Safeties like Ishmael and Southward are still young and developing, but it’s concerning when you have as many breakdowns in coverage as they have had this year. Part of it is youth and inexperience, but it’s not as if they didn’t start and play in college. Ishmael started 49 games at Central Florida, while Southward started 30 games at Wisconsin. It’s not as if the Falcons are throwing completely brand new coverage concepts at them as they both played plenty of Cover-1 and Cover-2 during their collegiate careers.
The knock on Ishmael coming out was his lack of speed and range to make plays in coverage. One only has to look at the touchdown to Golden Tate in Week 8 to see those shortcomings in effect. Southward was knocked for lacking coverage instincts and experience, and his tendency to be stuck covering grass in recent weeks suggests those criticisms were well-founded. Firing Smith isn’t going to make Ishmael a step faster, nor is it going to suddenly instill Southward with the innate grey matter to be a more instinctual coverage safety.
The Falcons linebackers aren’t a problem that is simply going to go away by firing a coach either since this isn’t a new issue that arose only in 2014. Back when the Falcons linebackers were better at defending the run in the heydays of Curtis Lofton, Stephen Nicholas and Mike Peterson, we constantly complained about their inability to cover tight ends and running backs. This current group of linebackers with Paul Worrilow, Joplo Bartu and others have made strides in coverage, but have taken a big step back in terms of defending the run.

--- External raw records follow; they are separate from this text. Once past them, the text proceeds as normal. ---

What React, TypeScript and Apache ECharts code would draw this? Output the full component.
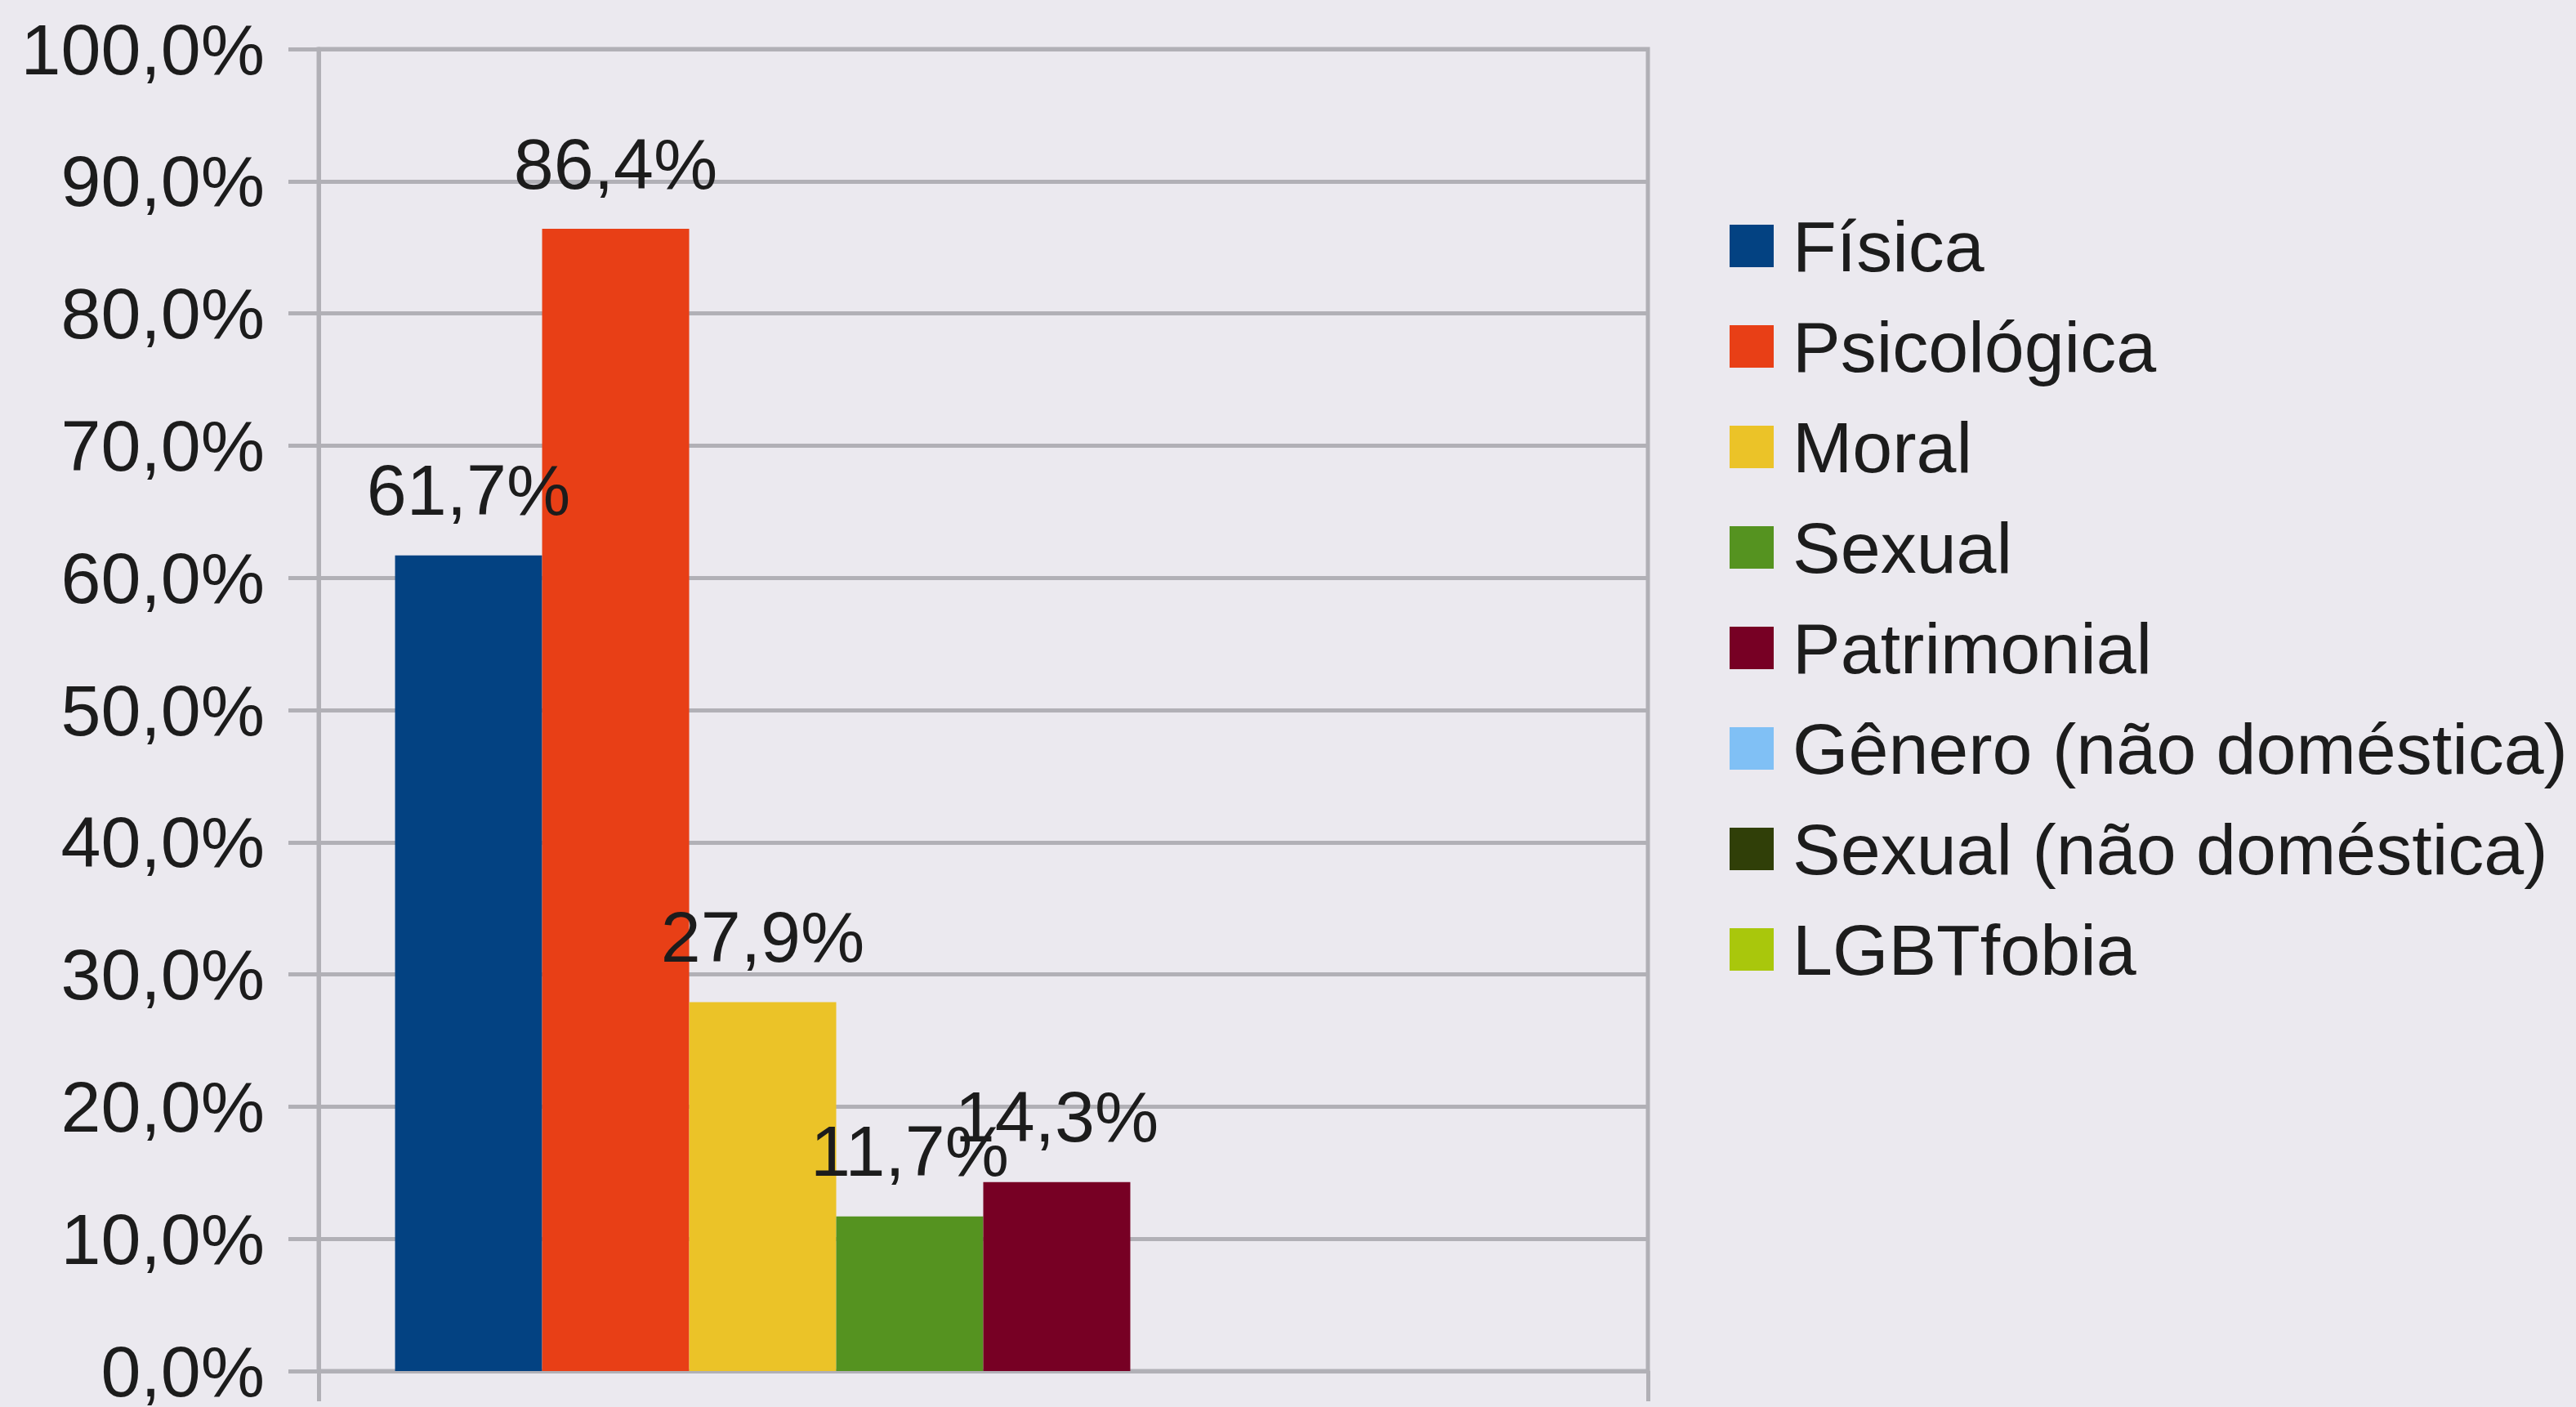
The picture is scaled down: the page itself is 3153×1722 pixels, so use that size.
import React, { useEffect, useRef } from "react";
import * as echarts from "echarts";

const categories = [""];
const seriesNames = [
  "Física",
  "Psicológica",
  "Moral",
  "Sexual",
  "Patrimonial",
  "Gênero (não doméstica)",
  "Sexual (não doméstica)",
  "LGBTfobia",
];
const seriesValues: (number | null)[] = [61.7, 86.4, 27.9, 11.7, 14.3, null, null, null];
const seriesColors = [
  "#034282",
  "#e83f16",
  "#ebc328",
  "#559320",
  "#770024",
  "#80c0f5",
  "#303f08",
  "#a9c70c",
];
const yMin = 0;
const yMax = 100;
const yStep = 10;

const fmt = (v: number) => v.toFixed(1).replace(".", ",") + "%";

export default function App() {
  const ref = useRef<HTMLDivElement>(null);
  useEffect(() => {
    if (!ref.current) return;
    const chart = echarts.init(ref.current, null, { renderer: "svg" });
    const font = "Liberation Sans";
    const textColor = "#1c1c1c";
    const gridColor = "#b1b0b6";
    chart.setOption({
      animation: false,
      backgroundColor: "#ebe9ef",
      textStyle: { fontFamily: font },
      grid: {
        left: 390,
        right: 3153 - 2017,
        top: 60,
        bottom: 1722 - 1687,
        show: true,
        borderColor: gridColor,
        borderWidth: 5,
        backgroundColor: "transparent",
      },
      legend: {
        orient: "vertical",
        left: 2112,
        top: 252,
        icon: "rect",
        itemWidth: 54,
        itemHeight: 52,
        itemGap: 35,
        selectedMode: false,
        textStyle: { fontFamily: font, fontSize: 88, color: textColor, padding: [0, 0, 0, 18] },
        data: seriesNames,
      },
      xAxis: {
        type: "category",
        data: categories,
        axisLine: { show: true, lineStyle: { color: gridColor, width: 5 } },
        axisTick: { show: true, length: 37, lineStyle: { color: gridColor, width: 5 } },
        axisLabel: { show: false },
      },
      yAxis: {
        type: "value",
        min: yMin,
        max: yMax,
        interval: yStep,
        axisLine: { show: true, lineStyle: { color: gridColor, width: 5 } },
        axisTick: { show: true, length: 37, lineStyle: { color: gridColor, width: 5 } },
        axisLabel: {
          margin: 66,
          fontFamily: font,
          fontSize: 88,
          color: textColor,
          formatter: (v: number) => fmt(v),
        },
        splitLine: { show: true, lineStyle: { color: gridColor, width: 5 } },
      },
      series: seriesNames.map((name, i) => ({
        name,
        type: "bar",
        data: [seriesValues[i]],
        barGap: "0%",
        barCategoryGap: "11.5%",
        itemStyle: { color: seriesColors[i] },
        label: {
          show: seriesValues[i] !== null,
          position: "top",
          distance: 36,
          fontFamily: font,
          fontSize: 88,
          color: textColor,
          formatter: (p: any) => fmt(p.value as number),
        },
      })),
    });
    return () => chart.dispose();
  }, []);
  return (
    <div
      ref={ref}
      style={{ position: "fixed", left: 0, top: 0, width: 3153, height: 1722 }}
    />
  );
}
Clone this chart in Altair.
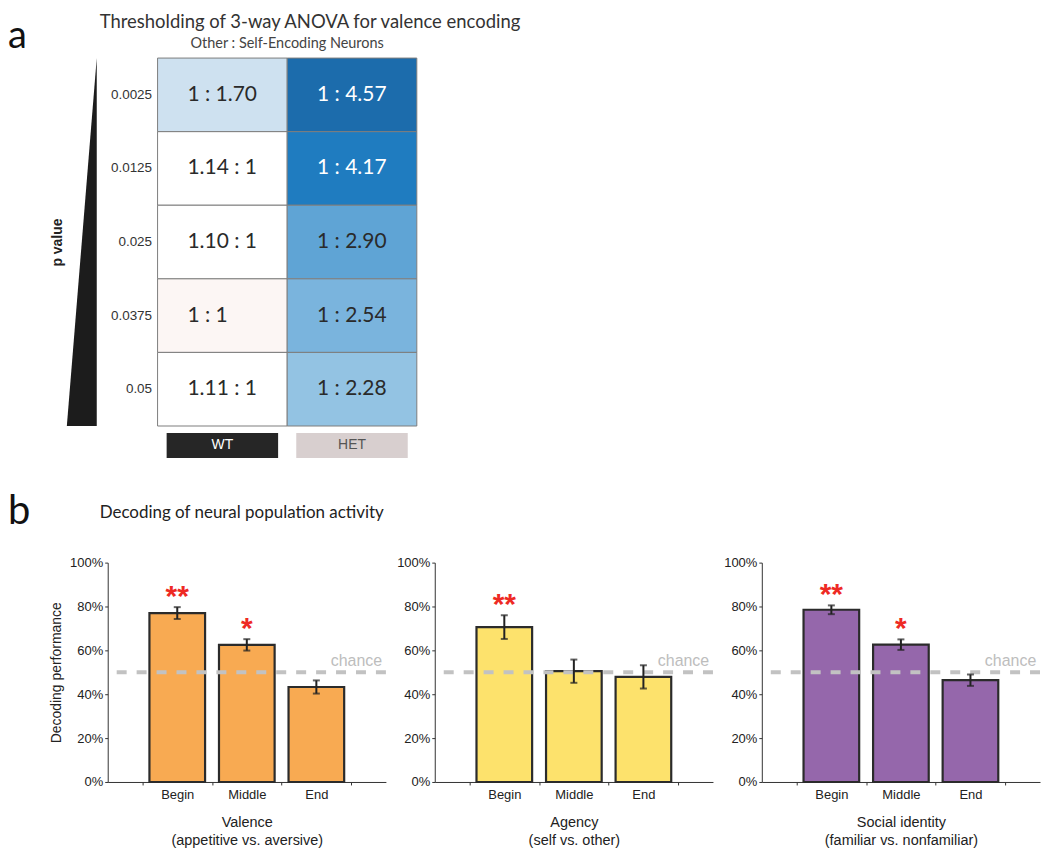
import altair as alt
import pandas as pd

# ---------------- panel a data ----------------
p_values = ["0.0025", "0.0125", "0.025", "0.0375", "0.05"]
genotypes = ["WT", "HET"]
wt_labels = ["1 : 1.70", "1.14 : 1", "1.10 : 1", "1 : 1", "1.11 : 1"]
het_labels = ["1 : 4.57", "1 : 4.17", "1 : 2.90", "1 : 2.54", "1 : 2.28"]
wt_self_per_other = [1.70, 0.877, 0.909, 1.00, 0.901]
het_self_per_other = [4.57, 4.17, 2.90, 2.54, 2.28]
triangle_p = [0.0, 0.05]

# ---------------- panel b data ----------------
epochs = ["Begin", "Middle", "End"]
valence_mean = [0.770, 0.625, 0.433]
valence_sem = [0.027, 0.026, 0.030]
valence_sig = ["**", "*", ""]
agency_mean = [0.706, 0.505, 0.479]
agency_sem = [0.054, 0.053, 0.053]
agency_sig = ["**", "", ""]
social_mean = [0.785, 0.626, 0.464]
social_sem = [0.020, 0.024, 0.026]
social_sig = ["**", "*", ""]
chance_level = [0.5]
chance_label = ["chance"]

TITLE_FONT = "Lato"
AX_FONT = "Liberation Sans"

# ---------------- panel a ----------------
heat_df = pd.DataFrame({
    "p_label": p_values * 2,
    "genotype": ["WT"] * len(p_values) + ["HET"] * len(p_values),
    "label": wt_labels + het_labels,
    "ratio": wt_self_per_other + het_self_per_other,
})

color_scale = alt.Scale(
    domain=[0.877, 0.95, 1.0, 1.70, 2.28, 2.54, 2.90, 4.17, 4.57],
    range=["#ffffff", "#ffffff", "#fcf6f4", "#cee1f0", "#93c3e3", "#7ab4dd", "#5fa4d5",
           "#1f7cc0", "#1c6cac"],
)

heat_base = alt.Chart(heat_df).encode(
    x=alt.X("genotype:N", sort=genotypes, axis=None,
            scale=alt.Scale(paddingInner=0, paddingOuter=0)),
    y=alt.Y("p_label:N", sort=p_values,
            scale=alt.Scale(paddingInner=0, paddingOuter=0),
            axis=alt.Axis(title=None, ticks=False, domain=False, labelPadding=6,
                          labelFontSize=13.5, labelFont=AX_FONT, labelColor="#333")),
)
heat_rect = heat_base.mark_rect(stroke="#7d7d7d", strokeWidth=1).encode(
    color=alt.Color("ratio:Q", scale=color_scale, legend=None)
)
heat_text = heat_base.mark_text(align="left", baseline="middle", dx=-35, fontSize=21,
                                font=TITLE_FONT).encode(
    text="label:N",
    color=alt.condition("datum.ratio > 4", alt.value("#ffffff"), alt.value("#2a2a2a")),
)
heat = alt.layer(heat_rect, heat_text).properties(
    width=260, height=369,
    title=alt.TitleParams("Other : Self-Encoding Neurons", fontSize=14.5, font=TITLE_FONT,
                          fontWeight="normal", color="#444", offset=-4.5, baseline="alphabetic"),
)

box_df = pd.DataFrame({"box_genotype": genotypes})
box_base = alt.Chart(box_df).encode(
    x=alt.X("box_genotype:N", sort=genotypes, axis=None,
            scale=alt.Scale(paddingInner=0.14, paddingOuter=0.07)),
)
box_rect = box_base.mark_rect().encode(
    color=alt.condition("datum.box_genotype == 'WT'", alt.value("#262626"), alt.value("#d8cfcf"))
)
box_text = box_base.mark_text(fontSize=14, font=AX_FONT, baseline="middle").encode(
    text="box_genotype:N",
    color=alt.condition("datum.box_genotype == 'WT'", alt.value("#ffffff"), alt.value("#555555")),
)
boxes = alt.layer(box_rect, box_text).properties(width=260, height=25)

right = alt.vconcat(heat, boxes, spacing=7, bounds="flush").properties(
    title=alt.TitleParams("Thresholding of 3-way ANOVA for valence encoding", fontSize=18.5,
                          font=TITLE_FONT, fontWeight="normal", color="#333", anchor="start",
                          frame="group", dx=-58, offset=-11, baseline="alphabetic")
)

tri_df = pd.DataFrame({"p_level": triangle_p})
tri = alt.Chart(tri_df).mark_area(orient="horizontal", color="#1c1c1c").encode(
    y=alt.Y("p_level:Q", scale=alt.Scale(domain=[0, 0.05], nice=False, reverse=True),
            axis=alt.Axis(title="p value", labels=False, ticks=False, domain=False, grid=False,
                          titleFontSize=14, titleFont=AX_FONT, titleFontWeight="bold",
                          titleColor="#222", titlePadding=2)),
    x=alt.X("p_level:Q", scale=alt.Scale(domain=[0, 0.05], nice=False, reverse=True), axis=None),
    x2=alt.datum(0),
).properties(
    width=30, height=369,
    title=alt.TitleParams("a", fontSize=38, font=TITLE_FONT, fontWeight="normal", color="#111",
                          anchor="start", frame="group", dx=-59, offset=-28,
                          baseline="alphabetic"),
)

top = alt.hconcat(tri, right, spacing=61, bounds="flush")

# ---------------- panel b ----------------
def panel(mean, sem, sig, color, xtitle, ytitle, title):
    df = pd.DataFrame({
        "epoch": epochs,
        "mean": mean,
        "lo": [m - s for m, s in zip(mean, sem)],
        "hi": [m + s for m, s in zip(mean, sem)],
        "sig": sig,
    })
    chance_df = pd.DataFrame({"level": chance_level, "text": chance_label})
    xenc = alt.X("epoch:N", sort=epochs,
                 scale=alt.Scale(paddingInner=0, paddingOuter=0.5),
                 axis=alt.Axis(title=xtitle, labelAngle=0, tickBand="extent", tickSize=3,
                               labelPadding=4, titlePadding=14, labelFontSize=13,
                               titleFontSize=14.5, titleFontWeight="normal", labelFont=AX_FONT,
                               titleFont=AX_FONT, labelColor="#222", titleColor="#222",
                               domainColor="#333", tickColor="#333", titleLineHeight=18))
    yaxis = alt.Axis(values=[i / 10 for i in range(11)], grid=False, tickSize=3, labelPadding=2,
                     labelExpr="round(datum.value * 10) % 2 == 0 ? format(datum.value, '.0%') : ''",
                     labelFontSize=13, labelFont=AX_FONT, labelColor="#222",
                     titleFontSize=14, titleFont=AX_FONT, titleFontWeight="normal",
                     titleColor="#222", titlePadding=6, domainColor="#333", tickColor="#333",
                     title=ytitle)
    yscale = alt.Scale(domain=[0, 1], nice=False)
    base = alt.Chart(df).encode(x=xenc)
    bars = base.mark_bar(width=alt.RelativeBandSize(0.8), color=color, stroke="#2b2b2b",
                         strokeWidth=2.2).encode(y=alt.Y("mean:Q", scale=yscale, axis=yaxis))
    chance = alt.Chart(chance_df).mark_rule(color="#c2c2c2", strokeWidth=4,
                                            strokeDash=[10, 10]).encode(y=alt.Y("level:Q"))
    chance_txt = alt.Chart(chance_df).mark_text(align="right", baseline="alphabetic", dx=66,
                                                dy=-6, fontSize=16, font=AX_FONT,
                                                color="#bdbdbd").encode(
        x=alt.datum("End"), y=alt.Y("level:Q"), text="text:N")
    err = base.mark_rule(color="#222", strokeWidth=2).encode(y="lo:Q", y2="hi:Q")
    cap_lo = base.mark_tick(color="#222", size=7, thickness=2).encode(y="lo:Q")
    cap_hi = base.mark_tick(color="#222", size=7, thickness=2).encode(y="hi:Q")
    stars = base.mark_text(color="#ee2a24", fontSize=30, fontWeight="bold", font=AX_FONT,
                           baseline="alphabetic", dy=-1).encode(y="hi:Q", text="sig:N")
    return alt.layer(bars, chance, chance_txt, err, cap_lo, cap_hi, stars).properties(
        width=279, height=220, title=title)


p1 = panel(valence_mean, valence_sem, valence_sig, "#f8aa52",
           ["Valence", "(appetitive vs. aversive)"], "Decoding performance",
           alt.TitleParams("b", fontSize=40, font=TITLE_FONT, fontWeight="normal", color="#111",
                           anchor="start", frame="group", dx=-100, offset=-7,
                           baseline="alphabetic"))
p2 = panel(agency_mean, agency_sem, agency_sig, "#fde26c",
           ["Agency", "(self vs. other)"], None,
           alt.TitleParams("Decoding of neural population activity", fontSize=17,
                           font=TITLE_FONT, fontWeight="normal", color="#222", anchor="start",
                           frame="group", dx=-336, offset=22, baseline="alphabetic"))
p3 = panel(social_mean, social_sem, social_sig, "#9567ab",
           ["Social identity", "(familiar vs. nonfamiliar)"], None, "")

panels = alt.hconcat(p1, p2, p3, spacing=49, bounds="flush")

# empty layout spacer so that panel b's left edge lines up with the triangle of panel a
spacer_df = pd.DataFrame({"blank": [""]})
spacer = alt.Chart(spacer_df).mark_text().encode(text="blank:N").properties(width=1, height=220)

bottom = alt.hconcat(spacer, panels, spacing=40, bounds="flush")

chart = alt.vconcat(top, bottom, spacing=34).properties(
    padding={"left": 0, "top": 4, "right": 0, "bottom": 0}
).configure_view(strokeWidth=0)
chart.save("out.html", embed_options={"renderer": "svg", "actions": False})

Seven years under Dimitroff, and we still haven’t find out that sweet spot at the position.
Even in 2012 when the Falcons were “ten yards from the Super Bowl,” the collective play of Ryan, Julio Jones, Roddy White and Tony Gonzalez masked a lot of other holes on this roster. That Falcon team was at or near the bottom of the league in terms of running the ball, pass protection, run defense, pass rush and third-down defense. You might find a great team that is bad in one of those areas, but rarely two and certainly not five.
Several of these long-standing issues are a major reason why I believe that Dimitroff should also be shown the door right alongside Smith at year’s end. Both have done little over the years to believe that they are capable of solving this team’s plethora of problems. Fortunately for Dimitroff, there is nothing as tangible as Smith’s late-game decision against the Browns to point to as why he must go. And certainly Dimitroff hasn’t tried to explain his poor decision-making as ineptly as Smith did with quote I cited at the start of this column.
I’m not defending Smith in any way as he’s more than deserving of all the criticism he receives this year and this week. But I would caution people from believing the Falcons’ problems start and end with their head coach. I don’t think that was the case on Sunday against the Browns, and I don’t think it will be the case moving forward.